As for such issues as alcohol and charges of sexual assault on campus, Lee says Stetson "has had problems in recent years," but adds, "Those are the same problems every segment of society deals with, and that churches deal with."

Whether a majority of the estimated 1,800 Baptist delegates at the November convention will endorse the proposal is an open question.

"It's our feeling that the recommendation will be approved," Hepburn says. But he adds, "We do anticipate some negative reaction to the proposal (from) people who probably feel we just ought to cut off the funding totally and immediately."

Under the proposal, Baptist support for Stetson would decline by nearly $5-million over the next 10 years, according to a Stetson spokesman.
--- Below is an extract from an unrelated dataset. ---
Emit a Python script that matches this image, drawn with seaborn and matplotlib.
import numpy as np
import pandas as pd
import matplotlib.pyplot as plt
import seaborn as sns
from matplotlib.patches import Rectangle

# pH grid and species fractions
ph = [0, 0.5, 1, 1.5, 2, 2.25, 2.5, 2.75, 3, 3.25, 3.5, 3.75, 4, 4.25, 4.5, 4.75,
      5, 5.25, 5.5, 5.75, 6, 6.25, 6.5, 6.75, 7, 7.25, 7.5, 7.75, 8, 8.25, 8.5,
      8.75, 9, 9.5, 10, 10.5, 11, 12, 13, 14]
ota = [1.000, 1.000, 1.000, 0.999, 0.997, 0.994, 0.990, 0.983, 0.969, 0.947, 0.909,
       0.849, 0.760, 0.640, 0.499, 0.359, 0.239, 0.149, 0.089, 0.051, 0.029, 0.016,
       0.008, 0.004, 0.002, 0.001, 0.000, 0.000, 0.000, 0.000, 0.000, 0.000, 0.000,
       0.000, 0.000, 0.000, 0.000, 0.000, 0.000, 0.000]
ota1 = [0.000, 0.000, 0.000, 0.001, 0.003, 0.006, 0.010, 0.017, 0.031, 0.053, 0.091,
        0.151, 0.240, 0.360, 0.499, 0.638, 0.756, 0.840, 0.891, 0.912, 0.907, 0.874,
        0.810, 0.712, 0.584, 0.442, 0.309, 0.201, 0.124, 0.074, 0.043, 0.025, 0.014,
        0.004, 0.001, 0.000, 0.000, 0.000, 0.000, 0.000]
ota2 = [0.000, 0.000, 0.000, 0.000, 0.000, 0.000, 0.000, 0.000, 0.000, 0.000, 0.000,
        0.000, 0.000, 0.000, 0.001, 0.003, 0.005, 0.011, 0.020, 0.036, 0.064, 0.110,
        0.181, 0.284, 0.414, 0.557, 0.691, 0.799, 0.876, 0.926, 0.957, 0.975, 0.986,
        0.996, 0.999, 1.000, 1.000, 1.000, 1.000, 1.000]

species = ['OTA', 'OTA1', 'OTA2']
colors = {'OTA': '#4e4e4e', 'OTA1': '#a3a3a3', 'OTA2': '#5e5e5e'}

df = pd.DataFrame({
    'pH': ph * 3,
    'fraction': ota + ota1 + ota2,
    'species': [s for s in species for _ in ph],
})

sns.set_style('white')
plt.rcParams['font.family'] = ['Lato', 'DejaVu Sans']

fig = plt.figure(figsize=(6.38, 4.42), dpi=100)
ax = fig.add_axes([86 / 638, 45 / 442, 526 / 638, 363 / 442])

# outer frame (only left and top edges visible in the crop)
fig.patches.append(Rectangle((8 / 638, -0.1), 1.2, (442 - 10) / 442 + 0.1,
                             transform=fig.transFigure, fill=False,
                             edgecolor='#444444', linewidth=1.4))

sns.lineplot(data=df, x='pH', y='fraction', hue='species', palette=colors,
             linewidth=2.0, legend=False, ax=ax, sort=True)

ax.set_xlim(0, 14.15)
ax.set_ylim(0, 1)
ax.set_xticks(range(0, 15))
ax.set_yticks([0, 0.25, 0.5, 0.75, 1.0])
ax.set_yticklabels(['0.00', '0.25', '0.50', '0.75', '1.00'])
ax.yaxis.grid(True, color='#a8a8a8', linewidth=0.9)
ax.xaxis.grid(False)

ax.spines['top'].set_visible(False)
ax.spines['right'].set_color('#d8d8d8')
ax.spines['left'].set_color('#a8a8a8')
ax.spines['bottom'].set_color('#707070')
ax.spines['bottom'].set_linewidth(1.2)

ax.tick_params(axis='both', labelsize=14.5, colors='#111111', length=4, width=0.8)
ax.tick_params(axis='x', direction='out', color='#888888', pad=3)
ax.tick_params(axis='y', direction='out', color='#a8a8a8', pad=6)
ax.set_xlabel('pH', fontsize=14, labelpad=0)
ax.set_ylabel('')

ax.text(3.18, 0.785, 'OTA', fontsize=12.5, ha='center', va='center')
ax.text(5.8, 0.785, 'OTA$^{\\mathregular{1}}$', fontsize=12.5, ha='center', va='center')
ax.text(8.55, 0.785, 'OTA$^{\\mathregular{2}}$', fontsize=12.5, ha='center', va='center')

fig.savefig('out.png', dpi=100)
It would drop from $950,000 this year to $500,000 by 1995. (About 10 percent of the Baptists' current contribution _ about $94,000 _ goes to Stetson's law school, Lee says.)
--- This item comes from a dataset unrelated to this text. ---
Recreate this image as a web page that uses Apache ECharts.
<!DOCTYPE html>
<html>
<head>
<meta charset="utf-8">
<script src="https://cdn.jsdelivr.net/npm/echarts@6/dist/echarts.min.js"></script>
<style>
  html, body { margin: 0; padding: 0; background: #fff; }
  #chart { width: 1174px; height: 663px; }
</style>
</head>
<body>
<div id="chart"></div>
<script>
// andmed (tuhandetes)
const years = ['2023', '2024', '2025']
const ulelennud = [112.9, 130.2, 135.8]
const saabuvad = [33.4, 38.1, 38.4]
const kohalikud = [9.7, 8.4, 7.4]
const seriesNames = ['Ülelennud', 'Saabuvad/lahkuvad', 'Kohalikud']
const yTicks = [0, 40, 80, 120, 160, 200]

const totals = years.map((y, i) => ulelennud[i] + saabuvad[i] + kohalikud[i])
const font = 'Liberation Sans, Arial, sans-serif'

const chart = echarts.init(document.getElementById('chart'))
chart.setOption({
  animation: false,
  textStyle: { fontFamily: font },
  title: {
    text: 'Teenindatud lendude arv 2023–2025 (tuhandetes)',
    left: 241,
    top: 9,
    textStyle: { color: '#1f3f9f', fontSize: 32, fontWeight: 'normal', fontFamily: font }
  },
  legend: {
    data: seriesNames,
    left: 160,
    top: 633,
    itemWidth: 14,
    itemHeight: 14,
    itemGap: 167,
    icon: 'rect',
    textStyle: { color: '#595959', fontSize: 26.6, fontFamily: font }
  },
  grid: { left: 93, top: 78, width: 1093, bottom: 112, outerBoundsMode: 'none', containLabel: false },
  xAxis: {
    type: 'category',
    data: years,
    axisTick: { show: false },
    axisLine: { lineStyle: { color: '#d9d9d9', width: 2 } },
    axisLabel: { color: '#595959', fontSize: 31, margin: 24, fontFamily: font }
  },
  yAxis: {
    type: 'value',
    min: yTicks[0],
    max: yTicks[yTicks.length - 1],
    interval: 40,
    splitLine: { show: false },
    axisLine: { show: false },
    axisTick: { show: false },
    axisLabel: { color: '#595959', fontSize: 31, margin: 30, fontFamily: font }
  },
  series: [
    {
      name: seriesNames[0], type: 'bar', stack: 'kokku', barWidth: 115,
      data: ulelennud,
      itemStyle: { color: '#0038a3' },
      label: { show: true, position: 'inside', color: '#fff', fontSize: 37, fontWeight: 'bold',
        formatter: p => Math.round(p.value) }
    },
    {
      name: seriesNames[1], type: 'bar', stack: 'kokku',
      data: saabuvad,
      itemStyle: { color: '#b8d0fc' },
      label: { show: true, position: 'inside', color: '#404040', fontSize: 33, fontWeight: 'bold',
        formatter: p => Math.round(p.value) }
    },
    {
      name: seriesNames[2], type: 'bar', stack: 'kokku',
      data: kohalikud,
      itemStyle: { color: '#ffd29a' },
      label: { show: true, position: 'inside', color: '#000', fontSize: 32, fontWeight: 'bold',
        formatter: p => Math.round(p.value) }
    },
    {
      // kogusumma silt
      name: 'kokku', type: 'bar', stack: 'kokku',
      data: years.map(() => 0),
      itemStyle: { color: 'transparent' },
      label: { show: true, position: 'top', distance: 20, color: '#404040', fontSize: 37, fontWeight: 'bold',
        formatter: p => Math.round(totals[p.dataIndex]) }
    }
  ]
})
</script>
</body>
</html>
Between 1995 and 2000, Baptist financing would remain at $500,000 annually and be used to help build a $3-million endowment. Stetson, meanwhile, would try to raise an additional $3-million for the endowment from outside sources.
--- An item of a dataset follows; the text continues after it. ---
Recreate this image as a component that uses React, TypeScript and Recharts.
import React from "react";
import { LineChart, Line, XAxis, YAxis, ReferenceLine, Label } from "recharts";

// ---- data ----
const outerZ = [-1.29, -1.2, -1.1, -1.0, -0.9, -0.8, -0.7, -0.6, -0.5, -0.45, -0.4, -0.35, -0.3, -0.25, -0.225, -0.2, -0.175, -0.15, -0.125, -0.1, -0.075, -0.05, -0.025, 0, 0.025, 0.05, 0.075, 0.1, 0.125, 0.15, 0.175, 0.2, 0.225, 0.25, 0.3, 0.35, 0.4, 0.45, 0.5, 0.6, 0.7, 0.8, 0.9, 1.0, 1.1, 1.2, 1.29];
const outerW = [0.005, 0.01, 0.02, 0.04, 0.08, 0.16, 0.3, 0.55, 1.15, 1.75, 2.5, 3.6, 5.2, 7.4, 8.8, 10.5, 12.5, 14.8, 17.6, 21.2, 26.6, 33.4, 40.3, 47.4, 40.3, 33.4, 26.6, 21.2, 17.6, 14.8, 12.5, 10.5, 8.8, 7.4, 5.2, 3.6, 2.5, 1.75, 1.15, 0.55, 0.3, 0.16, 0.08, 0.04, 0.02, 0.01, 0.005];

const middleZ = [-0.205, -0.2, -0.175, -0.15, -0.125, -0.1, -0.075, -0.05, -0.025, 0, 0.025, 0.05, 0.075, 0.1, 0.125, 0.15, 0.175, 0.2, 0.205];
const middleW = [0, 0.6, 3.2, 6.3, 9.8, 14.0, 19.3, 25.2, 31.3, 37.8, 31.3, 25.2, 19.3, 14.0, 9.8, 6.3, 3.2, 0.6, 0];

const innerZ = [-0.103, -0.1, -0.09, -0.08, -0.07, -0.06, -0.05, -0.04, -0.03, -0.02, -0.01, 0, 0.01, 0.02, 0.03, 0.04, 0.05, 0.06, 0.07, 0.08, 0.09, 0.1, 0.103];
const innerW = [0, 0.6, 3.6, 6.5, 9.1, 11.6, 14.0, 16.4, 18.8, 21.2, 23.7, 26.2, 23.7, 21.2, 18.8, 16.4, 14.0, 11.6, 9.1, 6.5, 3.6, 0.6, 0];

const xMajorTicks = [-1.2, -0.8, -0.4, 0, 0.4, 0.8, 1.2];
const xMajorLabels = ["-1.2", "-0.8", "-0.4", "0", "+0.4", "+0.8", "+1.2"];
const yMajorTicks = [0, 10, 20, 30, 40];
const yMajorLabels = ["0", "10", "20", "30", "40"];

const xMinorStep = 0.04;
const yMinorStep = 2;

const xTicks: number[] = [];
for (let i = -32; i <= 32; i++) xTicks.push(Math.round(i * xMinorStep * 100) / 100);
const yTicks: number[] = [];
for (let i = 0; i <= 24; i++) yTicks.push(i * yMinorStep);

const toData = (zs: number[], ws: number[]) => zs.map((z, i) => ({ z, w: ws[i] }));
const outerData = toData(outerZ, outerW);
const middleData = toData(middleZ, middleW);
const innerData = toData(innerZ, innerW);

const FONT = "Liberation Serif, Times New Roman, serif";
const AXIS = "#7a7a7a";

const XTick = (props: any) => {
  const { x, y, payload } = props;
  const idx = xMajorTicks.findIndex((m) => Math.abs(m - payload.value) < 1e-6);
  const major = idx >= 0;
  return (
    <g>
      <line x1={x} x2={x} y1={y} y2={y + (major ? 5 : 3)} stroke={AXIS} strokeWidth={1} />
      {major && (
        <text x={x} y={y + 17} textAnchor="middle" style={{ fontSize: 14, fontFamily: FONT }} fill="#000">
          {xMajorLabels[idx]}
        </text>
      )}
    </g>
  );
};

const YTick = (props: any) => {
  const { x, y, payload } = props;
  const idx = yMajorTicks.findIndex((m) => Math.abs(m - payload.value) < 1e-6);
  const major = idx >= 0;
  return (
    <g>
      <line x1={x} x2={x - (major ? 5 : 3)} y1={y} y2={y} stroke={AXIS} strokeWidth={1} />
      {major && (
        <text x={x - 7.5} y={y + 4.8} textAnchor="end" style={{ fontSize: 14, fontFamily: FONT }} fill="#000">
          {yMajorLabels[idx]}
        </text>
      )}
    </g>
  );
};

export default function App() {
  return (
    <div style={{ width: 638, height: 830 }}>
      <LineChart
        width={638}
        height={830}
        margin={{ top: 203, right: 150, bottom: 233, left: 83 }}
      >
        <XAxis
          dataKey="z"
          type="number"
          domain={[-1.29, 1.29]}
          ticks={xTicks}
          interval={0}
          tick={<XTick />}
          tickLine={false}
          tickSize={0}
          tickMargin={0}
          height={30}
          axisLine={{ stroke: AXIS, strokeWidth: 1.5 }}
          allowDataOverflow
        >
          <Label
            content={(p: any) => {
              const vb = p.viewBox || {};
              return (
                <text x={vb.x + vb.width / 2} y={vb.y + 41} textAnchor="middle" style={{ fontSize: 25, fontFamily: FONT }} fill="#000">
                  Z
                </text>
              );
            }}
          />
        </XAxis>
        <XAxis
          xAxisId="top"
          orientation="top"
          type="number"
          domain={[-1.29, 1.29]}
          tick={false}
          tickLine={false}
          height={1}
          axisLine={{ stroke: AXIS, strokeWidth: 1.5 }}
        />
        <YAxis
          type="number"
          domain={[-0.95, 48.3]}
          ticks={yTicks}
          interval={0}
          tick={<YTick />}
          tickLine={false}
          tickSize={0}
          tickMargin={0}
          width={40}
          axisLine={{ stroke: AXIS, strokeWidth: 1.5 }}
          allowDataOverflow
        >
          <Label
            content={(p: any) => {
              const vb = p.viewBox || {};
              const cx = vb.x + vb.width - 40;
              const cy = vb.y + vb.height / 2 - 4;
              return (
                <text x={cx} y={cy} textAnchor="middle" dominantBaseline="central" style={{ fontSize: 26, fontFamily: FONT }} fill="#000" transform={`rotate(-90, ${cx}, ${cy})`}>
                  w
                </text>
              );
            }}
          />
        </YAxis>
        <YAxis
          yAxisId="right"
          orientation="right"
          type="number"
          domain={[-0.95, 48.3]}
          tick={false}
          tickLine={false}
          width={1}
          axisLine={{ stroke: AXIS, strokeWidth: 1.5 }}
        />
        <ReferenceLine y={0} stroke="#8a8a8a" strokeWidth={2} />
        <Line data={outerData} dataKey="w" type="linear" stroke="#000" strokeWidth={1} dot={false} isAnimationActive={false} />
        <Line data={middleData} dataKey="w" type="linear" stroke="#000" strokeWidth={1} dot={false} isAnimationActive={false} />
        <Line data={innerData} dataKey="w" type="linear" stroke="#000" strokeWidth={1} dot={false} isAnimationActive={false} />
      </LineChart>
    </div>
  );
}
In 2001, the Florida Baptist Convention could decide not to send Stetson any more money, though presumably the endowment would maintain a link between the denomination and the university.

While the proposed financing changes are significant, they are not likely to alter the basic direction of the university. In the current budget year, Baptist money accounts for only 2.5 percent of Stetson's total income of $37.5-million.

What's more, the percentage of the Baptist Convention's budget devoted to Stetson has been declining for years. It amounted to 18.5 percent of the Convention's budget in 1960, but is only 4 percent today.

Stetson officials say the university will compensate for the reduced Baptist money with more aggressive fund-raising from alumni and other sources. "Part of the virtue of (the) proposal is that it gives Stetson time to make other funding plans," says Doyle Carlton, a university trustee from Wauchula.

In exchange for the cuts in financing, the Florida Baptist Convention would give up some of its role in selecting Stetson trustees.

Since 1957, all 24 trustees have been nominated by a six-member committee made up of three current trustees and three people chosen by the Convention. The Convention then has been allowed to approve those nominees before they were elected by the board of trustees itself.

Under Lee's proposal, the nominating committee would grow to seven with the addition of a fourth trustee. The committee would fill only the 18 positions that under Stetson's charter must be Baptists. The Convention would be informed of the committee's nominations but would not approve them.

Lee says despite the changes, Stetson will remain committed to its role as a Baptist-affiliated university. "What you are seeing here is a redefinition of a relationship with the Florida Baptist Convention that is amiable," he says.

"To simply walk away from the commitment and the relationship would be contradictory to who we are."